Ankaradaydım dün, Teknokentlerden birinde..
hani şu üniversite yıllarında herkesi gıcık eden, hocadan çok bilen, daha biz yazın nerdeydin, iyi geçtimi modundayken, bir dönemim kitabını hatmedip daha ilk derslerde konunun dibine dibine inen genius gıcıkların toplaştığı mühendis mekanlarıdır teknokentlerin içindeki arge , yazılım, bilişim firmaları....
hepsi hala aynı üniversite yıllarındaki gibi, hafif kambur, hep önlerine bakarak yürüyen, kendi kendine konuşuyormuş havası yaratan tipler...
bir de kendimi tariflesem size, elektronik mühendisliği için ne abuk bir sosyallik içinde olduğumu anlatsam..:) parti organizasyonları, bahar şenliği hazırlık komitesi, sunuculuk, radyo programı yapımcılığı, ne ararsan var... notlarım hiç düşük değil ama bizim geniuslar gibi de elektronik kart tasarlamak için,encoder, decoder tasarlamak için kimseyle bir akşam bile buluşmuşluğum da yok...hele bir bitireyim, kendime bir yol çizerim diyorum ama asla iletişimsiz, masa başı, bilgisayar başı bir iş olamaz onu da çok iyi biliyorum...

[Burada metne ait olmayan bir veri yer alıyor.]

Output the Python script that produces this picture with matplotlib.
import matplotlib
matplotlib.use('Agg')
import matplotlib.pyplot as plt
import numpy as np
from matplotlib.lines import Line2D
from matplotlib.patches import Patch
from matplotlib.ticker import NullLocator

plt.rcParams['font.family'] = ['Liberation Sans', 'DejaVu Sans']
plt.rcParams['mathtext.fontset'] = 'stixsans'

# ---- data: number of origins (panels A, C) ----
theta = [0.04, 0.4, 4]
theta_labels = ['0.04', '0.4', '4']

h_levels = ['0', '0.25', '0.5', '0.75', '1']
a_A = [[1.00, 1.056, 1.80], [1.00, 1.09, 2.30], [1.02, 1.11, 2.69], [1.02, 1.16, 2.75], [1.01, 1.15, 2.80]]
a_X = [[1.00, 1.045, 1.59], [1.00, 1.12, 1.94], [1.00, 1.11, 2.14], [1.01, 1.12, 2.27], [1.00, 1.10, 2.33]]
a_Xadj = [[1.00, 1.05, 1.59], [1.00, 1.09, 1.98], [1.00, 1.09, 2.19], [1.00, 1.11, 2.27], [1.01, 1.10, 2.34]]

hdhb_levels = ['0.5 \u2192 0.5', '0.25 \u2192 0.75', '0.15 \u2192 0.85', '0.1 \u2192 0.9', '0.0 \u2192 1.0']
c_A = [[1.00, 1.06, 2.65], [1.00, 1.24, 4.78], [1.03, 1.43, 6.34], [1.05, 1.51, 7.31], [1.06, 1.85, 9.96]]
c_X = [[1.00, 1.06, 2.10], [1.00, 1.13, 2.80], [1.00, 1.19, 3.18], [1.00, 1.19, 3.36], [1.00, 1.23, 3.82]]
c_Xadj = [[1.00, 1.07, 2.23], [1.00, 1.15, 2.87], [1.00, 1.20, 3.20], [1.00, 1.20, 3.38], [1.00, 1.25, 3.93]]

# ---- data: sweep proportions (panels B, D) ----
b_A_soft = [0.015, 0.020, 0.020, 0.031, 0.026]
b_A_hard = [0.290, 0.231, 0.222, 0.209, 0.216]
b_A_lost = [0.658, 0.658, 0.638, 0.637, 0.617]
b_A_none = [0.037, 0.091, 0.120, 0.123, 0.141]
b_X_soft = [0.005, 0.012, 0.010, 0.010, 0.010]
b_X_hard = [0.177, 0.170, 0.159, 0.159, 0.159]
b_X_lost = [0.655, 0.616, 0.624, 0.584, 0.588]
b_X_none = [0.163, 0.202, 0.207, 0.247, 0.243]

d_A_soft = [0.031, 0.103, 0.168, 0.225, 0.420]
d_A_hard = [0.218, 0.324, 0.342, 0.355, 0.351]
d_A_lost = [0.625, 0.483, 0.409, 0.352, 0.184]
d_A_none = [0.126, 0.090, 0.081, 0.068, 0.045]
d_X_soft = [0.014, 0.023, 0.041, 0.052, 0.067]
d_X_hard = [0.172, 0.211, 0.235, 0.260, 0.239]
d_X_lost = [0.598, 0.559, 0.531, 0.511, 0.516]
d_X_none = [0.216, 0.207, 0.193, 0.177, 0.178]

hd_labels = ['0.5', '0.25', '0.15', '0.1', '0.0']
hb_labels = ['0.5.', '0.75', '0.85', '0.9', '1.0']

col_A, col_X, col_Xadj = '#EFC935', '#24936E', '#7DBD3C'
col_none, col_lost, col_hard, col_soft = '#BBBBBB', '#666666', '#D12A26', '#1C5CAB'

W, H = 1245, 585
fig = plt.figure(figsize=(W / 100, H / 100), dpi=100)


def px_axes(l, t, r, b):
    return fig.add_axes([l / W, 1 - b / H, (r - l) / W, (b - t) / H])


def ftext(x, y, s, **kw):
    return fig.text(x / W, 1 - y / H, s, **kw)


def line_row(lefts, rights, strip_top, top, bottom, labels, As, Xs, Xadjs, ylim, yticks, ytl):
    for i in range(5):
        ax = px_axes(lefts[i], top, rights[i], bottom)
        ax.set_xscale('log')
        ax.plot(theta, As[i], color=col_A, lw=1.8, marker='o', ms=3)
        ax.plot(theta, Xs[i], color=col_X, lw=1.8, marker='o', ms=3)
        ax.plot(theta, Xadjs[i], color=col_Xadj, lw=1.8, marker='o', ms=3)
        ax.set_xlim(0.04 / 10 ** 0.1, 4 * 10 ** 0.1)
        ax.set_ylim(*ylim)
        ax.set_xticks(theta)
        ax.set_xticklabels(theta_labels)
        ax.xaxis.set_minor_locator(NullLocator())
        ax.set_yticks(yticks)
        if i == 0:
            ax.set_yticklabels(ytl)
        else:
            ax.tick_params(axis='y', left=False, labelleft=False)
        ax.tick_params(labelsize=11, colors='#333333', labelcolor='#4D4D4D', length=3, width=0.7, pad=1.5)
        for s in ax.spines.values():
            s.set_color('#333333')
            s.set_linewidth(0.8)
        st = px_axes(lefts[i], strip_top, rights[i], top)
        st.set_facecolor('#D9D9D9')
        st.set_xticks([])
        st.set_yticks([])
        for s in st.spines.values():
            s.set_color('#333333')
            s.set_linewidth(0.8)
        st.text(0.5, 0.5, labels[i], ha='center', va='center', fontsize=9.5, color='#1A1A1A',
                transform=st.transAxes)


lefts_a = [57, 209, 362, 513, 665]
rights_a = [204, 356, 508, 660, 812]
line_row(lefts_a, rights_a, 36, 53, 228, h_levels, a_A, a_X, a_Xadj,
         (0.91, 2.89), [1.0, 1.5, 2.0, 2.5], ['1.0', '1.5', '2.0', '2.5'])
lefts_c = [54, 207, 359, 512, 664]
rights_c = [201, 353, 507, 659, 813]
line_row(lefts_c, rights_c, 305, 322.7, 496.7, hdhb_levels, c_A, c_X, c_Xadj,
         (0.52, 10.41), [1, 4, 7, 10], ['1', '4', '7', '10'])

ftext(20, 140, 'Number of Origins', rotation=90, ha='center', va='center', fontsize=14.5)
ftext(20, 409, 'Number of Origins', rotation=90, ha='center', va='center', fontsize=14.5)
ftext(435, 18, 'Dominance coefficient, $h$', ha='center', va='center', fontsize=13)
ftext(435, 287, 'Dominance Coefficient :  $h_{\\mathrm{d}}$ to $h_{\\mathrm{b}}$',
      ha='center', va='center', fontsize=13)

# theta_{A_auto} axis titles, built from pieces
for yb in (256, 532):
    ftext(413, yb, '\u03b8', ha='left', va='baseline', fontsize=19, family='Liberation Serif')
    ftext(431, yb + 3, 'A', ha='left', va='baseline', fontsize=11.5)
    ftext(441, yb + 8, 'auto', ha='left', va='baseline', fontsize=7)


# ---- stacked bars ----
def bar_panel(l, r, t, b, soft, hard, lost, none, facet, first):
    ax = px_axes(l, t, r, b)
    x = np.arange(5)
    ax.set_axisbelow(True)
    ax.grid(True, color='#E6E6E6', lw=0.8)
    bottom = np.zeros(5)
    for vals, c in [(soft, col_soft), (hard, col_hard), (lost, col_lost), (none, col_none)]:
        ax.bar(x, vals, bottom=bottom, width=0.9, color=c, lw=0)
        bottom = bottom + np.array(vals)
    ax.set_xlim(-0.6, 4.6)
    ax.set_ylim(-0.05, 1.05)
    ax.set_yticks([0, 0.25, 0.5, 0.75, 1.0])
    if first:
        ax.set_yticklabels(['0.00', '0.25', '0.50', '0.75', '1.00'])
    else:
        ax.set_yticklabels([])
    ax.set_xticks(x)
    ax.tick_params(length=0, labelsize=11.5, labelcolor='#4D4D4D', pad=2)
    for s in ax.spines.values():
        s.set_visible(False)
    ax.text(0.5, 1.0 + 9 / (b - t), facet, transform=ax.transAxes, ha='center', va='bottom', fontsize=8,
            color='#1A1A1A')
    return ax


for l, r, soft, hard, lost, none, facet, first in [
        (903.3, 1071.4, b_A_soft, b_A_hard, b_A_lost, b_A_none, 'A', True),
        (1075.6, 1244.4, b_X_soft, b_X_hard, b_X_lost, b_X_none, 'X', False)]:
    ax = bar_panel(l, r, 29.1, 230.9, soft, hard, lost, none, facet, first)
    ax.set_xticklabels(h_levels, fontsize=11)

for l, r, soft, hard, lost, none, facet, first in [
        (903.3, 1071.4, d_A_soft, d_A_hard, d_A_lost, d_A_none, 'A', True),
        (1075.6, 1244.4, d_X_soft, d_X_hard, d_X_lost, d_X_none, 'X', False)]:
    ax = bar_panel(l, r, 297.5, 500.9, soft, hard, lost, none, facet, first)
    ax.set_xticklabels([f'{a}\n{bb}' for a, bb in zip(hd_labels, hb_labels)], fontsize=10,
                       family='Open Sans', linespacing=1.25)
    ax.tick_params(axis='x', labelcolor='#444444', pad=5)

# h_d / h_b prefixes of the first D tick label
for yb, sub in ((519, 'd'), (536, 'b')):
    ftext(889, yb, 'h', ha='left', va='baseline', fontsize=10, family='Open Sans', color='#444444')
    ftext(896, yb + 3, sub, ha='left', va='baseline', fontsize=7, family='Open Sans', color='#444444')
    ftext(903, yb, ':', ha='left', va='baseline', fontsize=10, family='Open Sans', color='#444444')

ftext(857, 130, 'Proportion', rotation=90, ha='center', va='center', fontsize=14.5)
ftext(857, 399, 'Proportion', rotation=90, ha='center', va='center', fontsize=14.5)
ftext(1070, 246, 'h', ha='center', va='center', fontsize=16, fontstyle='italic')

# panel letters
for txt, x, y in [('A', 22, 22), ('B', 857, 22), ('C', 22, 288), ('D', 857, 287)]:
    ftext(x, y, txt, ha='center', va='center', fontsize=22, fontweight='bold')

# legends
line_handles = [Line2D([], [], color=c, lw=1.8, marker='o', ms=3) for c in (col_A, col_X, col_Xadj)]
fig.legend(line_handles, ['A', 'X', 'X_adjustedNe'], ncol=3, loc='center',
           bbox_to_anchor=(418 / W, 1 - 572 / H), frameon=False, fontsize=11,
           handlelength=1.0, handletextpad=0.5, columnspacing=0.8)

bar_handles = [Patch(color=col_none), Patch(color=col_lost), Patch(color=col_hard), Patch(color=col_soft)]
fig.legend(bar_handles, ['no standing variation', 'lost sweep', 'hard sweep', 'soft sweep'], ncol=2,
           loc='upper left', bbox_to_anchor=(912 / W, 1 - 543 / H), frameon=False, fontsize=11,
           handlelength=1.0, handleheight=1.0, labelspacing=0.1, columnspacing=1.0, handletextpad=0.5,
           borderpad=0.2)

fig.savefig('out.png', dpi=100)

sonra, tabi herkes kendi yoluna...
şimdi ben tam da tariflediğim mühendisliği yaşıyorum, her bilim dalından var, insan da var, yönetimi de var, çok keyifli...

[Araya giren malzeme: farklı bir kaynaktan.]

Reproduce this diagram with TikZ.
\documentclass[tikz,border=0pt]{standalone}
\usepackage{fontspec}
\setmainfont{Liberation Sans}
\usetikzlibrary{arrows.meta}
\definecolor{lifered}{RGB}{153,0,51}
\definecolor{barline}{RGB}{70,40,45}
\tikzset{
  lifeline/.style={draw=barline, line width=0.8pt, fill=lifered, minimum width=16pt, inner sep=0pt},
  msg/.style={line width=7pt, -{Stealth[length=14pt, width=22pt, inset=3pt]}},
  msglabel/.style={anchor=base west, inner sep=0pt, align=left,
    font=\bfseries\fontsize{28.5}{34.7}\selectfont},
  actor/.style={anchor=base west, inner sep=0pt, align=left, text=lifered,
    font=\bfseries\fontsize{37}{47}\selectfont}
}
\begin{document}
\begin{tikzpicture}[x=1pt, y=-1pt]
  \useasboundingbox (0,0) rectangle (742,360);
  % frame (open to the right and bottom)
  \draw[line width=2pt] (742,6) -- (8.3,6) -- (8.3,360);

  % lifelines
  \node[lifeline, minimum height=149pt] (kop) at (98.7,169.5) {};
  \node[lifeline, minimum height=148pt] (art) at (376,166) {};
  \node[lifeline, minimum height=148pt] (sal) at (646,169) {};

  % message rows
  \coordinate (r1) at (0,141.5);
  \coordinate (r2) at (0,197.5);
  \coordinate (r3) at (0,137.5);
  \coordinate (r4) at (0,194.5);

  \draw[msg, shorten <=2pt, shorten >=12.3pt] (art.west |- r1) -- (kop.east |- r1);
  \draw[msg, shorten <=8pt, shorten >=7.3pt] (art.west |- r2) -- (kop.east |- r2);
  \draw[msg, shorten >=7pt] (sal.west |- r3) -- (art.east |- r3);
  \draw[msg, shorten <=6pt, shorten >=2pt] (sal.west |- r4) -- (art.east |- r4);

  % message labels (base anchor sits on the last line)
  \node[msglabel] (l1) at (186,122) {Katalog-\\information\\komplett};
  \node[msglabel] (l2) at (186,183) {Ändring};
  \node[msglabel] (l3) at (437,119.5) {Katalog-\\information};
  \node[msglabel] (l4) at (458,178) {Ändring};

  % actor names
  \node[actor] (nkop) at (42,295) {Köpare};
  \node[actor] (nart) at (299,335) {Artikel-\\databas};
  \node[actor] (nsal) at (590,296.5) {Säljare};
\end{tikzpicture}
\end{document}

onlar da kendi tariflerini yaşıyorlar...
konuşuyoruz, 20 yıllık mühendis, odtünün içindeki teknokentte çalışıyor, odtüyü bitirmiş, evi de odtüye çok yakınmış.....
soruyorum, şehre iniyormusunuz , -yok canım, aylar olmuş ankaraya inmeleyeli
ama ankaranın operası, tiyatrosu meşhurdur, gitmiyormusunuz hiç?- eliyle işaret ediyor, şurada bi bina var, orada oluyormuş aslında gitmek lazım...
dayanamıyorum, soruyorum...
hep aynı üçgenin içinde geçen 25 yıl, hiç sıkılmadınız mı?
hay sormaz olaydım...
kafasına taş düşürdüm,
gün boyunca hep aynı soruyu sordu,
ben bunu niye hiç düşünmedim?
ee dedim senin kafa hep öne eğik be güzelim, kaldırıp bakmıyorsun ki, ben neyim, nerdeyim diye?